14 DE NOVIEMBRE
SAN JOSAFAT, OBISPO Y MARTIR
Epístola – Hebreos; V, 1-6
Evangelio – San Juan; X, 11-16
UNIDAD DE LA IGLESIA. —
Al principio del año litúrgico celebramos a un obispo, mártir de
la libertad de la Iglesia, Santo
Tomás de Cantorbery, que decía: "Dios, nada ama tanto en este mundo, como la libertad de su Iglesia", una
libertad que consiste en su completa independencia frente a todo poder secular,
en orden a ejercer su misión salvadora cerca de todos los hombres.

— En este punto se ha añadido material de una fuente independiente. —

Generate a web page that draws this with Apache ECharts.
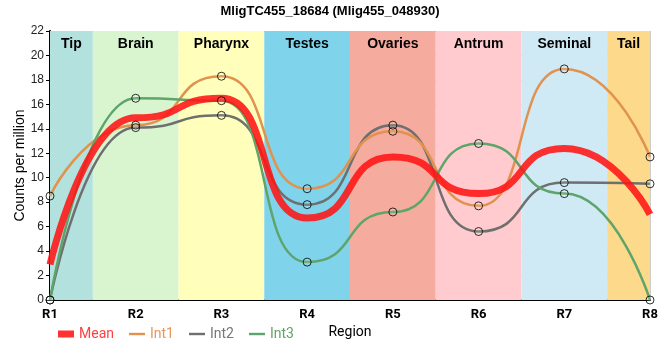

Del mismo modo podríamos decir, y no con
menos verdad, que "Dios nada ama
tanto en este mundo como la
unidad de su Iglesia". Símbolo de esta unidad fué la túnica inconsútil de Jesucristo, que no consintió
que los soldados la deshiciesen
al pie de la Cruz; de esta unidad habló a su Apóstoles y a su Padre celestial con harta frecuencia, pidiendo que "todos
fuesen uno, como el Padre y él
lo son y que todos fuesen consumados en la unidad". ¿A qué, se debe
que terribles equivocaciones y las
miserables pasiones humanas hayan frustrado el deseo de Cristo e inutilizado su más ardiente oración?

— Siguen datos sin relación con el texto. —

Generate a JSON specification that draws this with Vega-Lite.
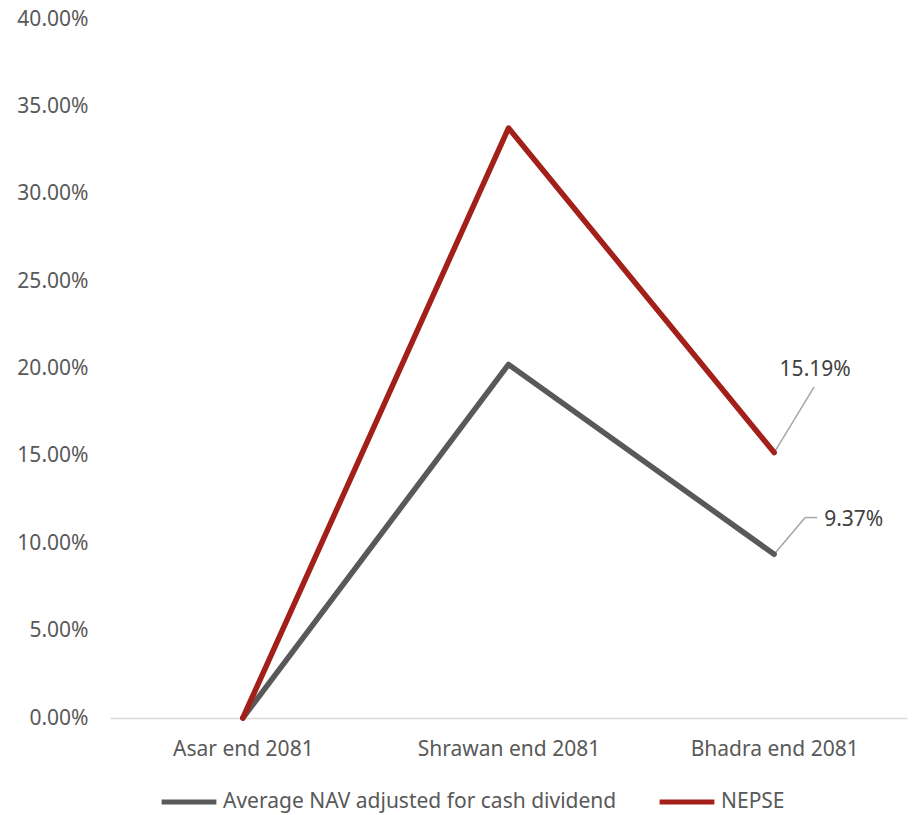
{
  "$schema": "https://vega.github.io/schema/vega-lite/v6.json",
  "width": 797,
  "height": 699,
  "padding": {"left": 16, "top": 8, "right": 10, "bottom": 5},
  "background": "white",
  "config": {
    "view": {"stroke": null},
    "font": "Noto Sans",
    "axis": {"labelFont": "Noto Sans", "labelFontSize": 21, "labelColor": "#595959", "grid": false, "ticks": false, "title": null, "labelLimit": 400},
    "legend": {"labelFont": "Noto Sans", "labelFontSize": 21, "labelColor": "#595959", "labelLimit": 600}
  },
  "datasets": {
    "series": [
      {"period": "Asar end 2081", "series": "Average NAV adjusted for cash dividend", "value": 0},
      {"period": "Shrawan end 2081", "series": "Average NAV adjusted for cash dividend", "value": 0.2023},
      {"period": "Bhadra end 2081", "series": "Average NAV adjusted for cash dividend", "value": 0.0937},
      {"period": "Asar end 2081", "series": "NEPSE", "value": 0},
      {"period": "Shrawan end 2081", "series": "NEPSE", "value": 0.3376},
      {"period": "Bhadra end 2081", "series": "NEPSE", "value": 0.1519}
    ],
    "labels": [
      {"period": "Bhadra end 2081", "series": "NEPSE", "value": 0.1519, "labelY": 0.1895, "textY": 0.199, "text": "15.19%"},
      {"period": "Bhadra end 2081", "series": "Average NAV adjusted for cash dividend", "value": 0.0937, "labelY": 0.1147, "textY": 0.1135, "text": "9.37%"}
    ]
  },
  "encoding": {
    "x": {
      "field": "period", "type": "nominal",
      "scale": {"type": "point", "domain": ["Asar end 2081", "Shrawan end 2081", "Bhadra end 2081"], "padding": 0.5},
      "axis": {"labelAngle": 0, "domainColor": "#D9D9D9", "domainWidth": 1.5, "labelPadding": 20, "labelLimit": 400}
    }
  },
  "layer": [
    {
      "data": {"name": "labels"},
      "transform": [{"filter": "datum.series == 'NEPSE'"}],
      "mark": {"type": "rule", "color": "#A6A6A6", "strokeWidth": 1.5, "x2Offset": 40},
      "encoding": {
        "x2": {"field": "period"},
        "y": {"field": "value", "type": "quantitative"},
        "y2": {"field": "labelY"}
      }
    },
    {
      "data": {"name": "labels"},
      "transform": [{"filter": "datum.series != 'NEPSE'"}],
      "mark": {"type": "rule", "color": "#A6A6A6", "strokeWidth": 1.5, "x2Offset": 31},
      "encoding": {
        "x2": {"field": "period"},
        "y": {"field": "value", "type": "quantitative"},
        "y2": {"field": "labelY"}
      }
    },
    {
      "data": {"name": "labels"},
      "transform": [{"filter": "datum.series != 'NEPSE'"}],
      "mark": {"type": "rule", "color": "#A6A6A6", "strokeWidth": 1.5, "xOffset": 31, "x2Offset": 43},
      "encoding": {
        "x2": {"field": "period"},
        "y": {"field": "labelY", "type": "quantitative"}
      }
    },
    {
      "data": {"name": "series"},
      "mark": {"type": "line", "strokeWidth": 5.5, "strokeCap": "round", "strokeJoin": "round"},
      "encoding": {
        "y": {
          "field": "value", "type": "quantitative",
          "scale": {"domain": [0, 0.4], "nice": false, "zero": true},
          "axis": {"format": ".2%", "values": [0, 0.05, 0.1, 0.15, 0.2, 0.25, 0.3, 0.35, 0.4], "domain": false, "labelPadding": 22}
        },
        "color": {
          "field": "series", "type": "nominal",
          "scale": {"domain": ["Average NAV adjusted for cash dividend", "NEPSE"], "range": ["#595959", "#A31F1A"]},
          "legend": {"orient": "none", "legendX": 49, "legendY": 753, "direction": "horizontal", "title": null, "symbolType": "stroke", "symbolSize": 3000, "symbolStrokeWidth": 5, "labelOffset": 4, "columnPadding": 32}
        }
      }
    },
    {
      "data": {"name": "labels"},
      "transform": [{"filter": "datum.series == 'NEPSE'"}],
      "mark": {"type": "text", "fontSize": 21, "color": "#404040", "font": "Noto Sans", "align": "center", "xOffset": 41},
      "encoding": {
        "y": {"field": "textY", "type": "quantitative"},
        "text": {"field": "text"}
      }
    },
    {
      "data": {"name": "labels"},
      "transform": [{"filter": "datum.series != 'NEPSE'"}],
      "mark": {"type": "text", "fontSize": 21, "color": "#404040", "font": "Noto Sans", "align": "left", "xOffset": 50},
      "encoding": {
        "y": {"field": "textY", "type": "quantitative"},
        "text": {"field": "text"}
      }
    }
  ]
}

Hacía ya siglos que las Iglesias de
Oriente habían recibido antes que otra ninguna la buena nueva de la Redención y la propagaron por
todo el mundo; brillaron por la
santidad y la doctrina de sus pontífices y por el martirio de muchos de sus
fieles. ¡Y estas Iglesias están hoy separadas, en parte, de la unidad católica
y no quieren reconocer la
autoridad suprema del Romano Pontífice! Los Papas, con todo, jamás se han resignado a este doloroso estado de cosas; han
multiplicado sus exhortaciones y empleado todas sus fuerzas para poner fin al cisma. Y, sobre
todo, después de León XIII,
oímos casi de continuo su voz
invitando a esas Iglesias cismáticas a entrar en la unidad romana para que no haya más "que un solo rebaño y un solo
pastor". Es consolador para
la Iglesia el poder comprobar que muchos han vuelto; todos los años los cuenta con una alegría muy de madre y
pide a sus hijos que, por todos
los medios que estén a su
alcance, sostengan las obras encaminadas a acelerar el día en que todos se junten con ella en perfecta unidad de espíritu y de corazón.

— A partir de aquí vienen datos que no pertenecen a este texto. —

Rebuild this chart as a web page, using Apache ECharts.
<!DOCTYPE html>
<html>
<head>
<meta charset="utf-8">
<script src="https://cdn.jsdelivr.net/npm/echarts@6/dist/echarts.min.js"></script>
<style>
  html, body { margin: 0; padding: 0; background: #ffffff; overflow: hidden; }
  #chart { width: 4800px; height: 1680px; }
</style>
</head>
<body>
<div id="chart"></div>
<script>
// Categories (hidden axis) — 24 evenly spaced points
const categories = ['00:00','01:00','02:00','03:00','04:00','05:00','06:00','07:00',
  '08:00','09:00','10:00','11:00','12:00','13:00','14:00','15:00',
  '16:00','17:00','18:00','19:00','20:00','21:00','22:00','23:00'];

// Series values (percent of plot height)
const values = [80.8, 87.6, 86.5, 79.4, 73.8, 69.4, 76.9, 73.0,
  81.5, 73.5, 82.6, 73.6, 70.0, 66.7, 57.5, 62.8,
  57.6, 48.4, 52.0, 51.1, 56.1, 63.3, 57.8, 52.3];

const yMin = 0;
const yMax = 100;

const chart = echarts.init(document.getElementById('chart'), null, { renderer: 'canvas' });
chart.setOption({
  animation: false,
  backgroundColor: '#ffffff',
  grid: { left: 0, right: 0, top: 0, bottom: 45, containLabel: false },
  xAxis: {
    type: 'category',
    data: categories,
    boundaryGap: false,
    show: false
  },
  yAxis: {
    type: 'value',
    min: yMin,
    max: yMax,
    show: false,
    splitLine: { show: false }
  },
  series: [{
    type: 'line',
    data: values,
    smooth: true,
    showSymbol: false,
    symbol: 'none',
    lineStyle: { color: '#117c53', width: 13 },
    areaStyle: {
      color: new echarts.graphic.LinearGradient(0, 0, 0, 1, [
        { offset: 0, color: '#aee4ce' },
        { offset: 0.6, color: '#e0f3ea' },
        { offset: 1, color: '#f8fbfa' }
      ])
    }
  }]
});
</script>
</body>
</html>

Pero sabe que los medios humanos
serán ineficaces si no se apoyan
en la oración. La fiesta de hoy
ha de ser ocasión para hacernos pensar en el deseo de Cristo y para unir
nuestras oraciones a las de la Santa
Iglesia, y nuestros sacrificios
a los sacrificios, padecimientos y muerte del mártir de la unidad: San Josafat.
OBISPO DE LOS RUTENOS. —
Numerosos son, en efecto, los méritos de este Santo obispo en la causa de la unidad católica. Pasada su
infancia en perfecta castidad y heroica mortificación, se hizo monje y se dedicó a reformar el orden
monástico de los basilios. En atención
a su celo, santidad y ciencia
teológica fué nombrado obispo, y entonces desplegó más todavía sus fuerzas
como verdadero pastor de las almas. Su
predicación, sus escritos, su ministerio, sostenidos por la oración y la penitencia de tal modo fueron
bendecidos por Dios, que convirtió a
muchos cismáticos, lo que le
atrajo el odio de sus enemigos y amenazas de muerte. Pero la muerte, ni siquiera la violenta, no asusta a los
verdaderos servidores de Dios. Y en vez de huir, esperó tranquilamente a sus verdugos y cayó a sus golpes
mientras alzaba las manos para bendecirlos y perdonarlos.
VIDA. —
Josafat Kuncewicz nació en 1584 de padres católicos y nobles por su origen,
en Wlodimir de Volinia. Un día, durante su infancia, al hablarle su
madre de la Pasión del Señor, fué herido en el corazón por un dardo
que salió del costado de la imagen de Cristo crucificado. Inflamado del
amor divino, a partir de ese momento, de tal forma se dió a la oración y
demás obras piadosas, que era el ejemplo y la admiración de sus
compañeros mayores. A los veinte años abrazó la regla monástica en el
claustro basilio de la Trinidad en Vilna, e hizo progresos maravillosos
en la perfección evangélica. Andaba descalzo a pesar de los intensísimos fríos
de los crudos inviernos de aquellos rejones. Desconocía el uso de la carne;
otro tanto sucedía con el vino, si no se lo imponía la obediencia. Hasta
la muerte llevó sobre sus carnes un áspero cilicio.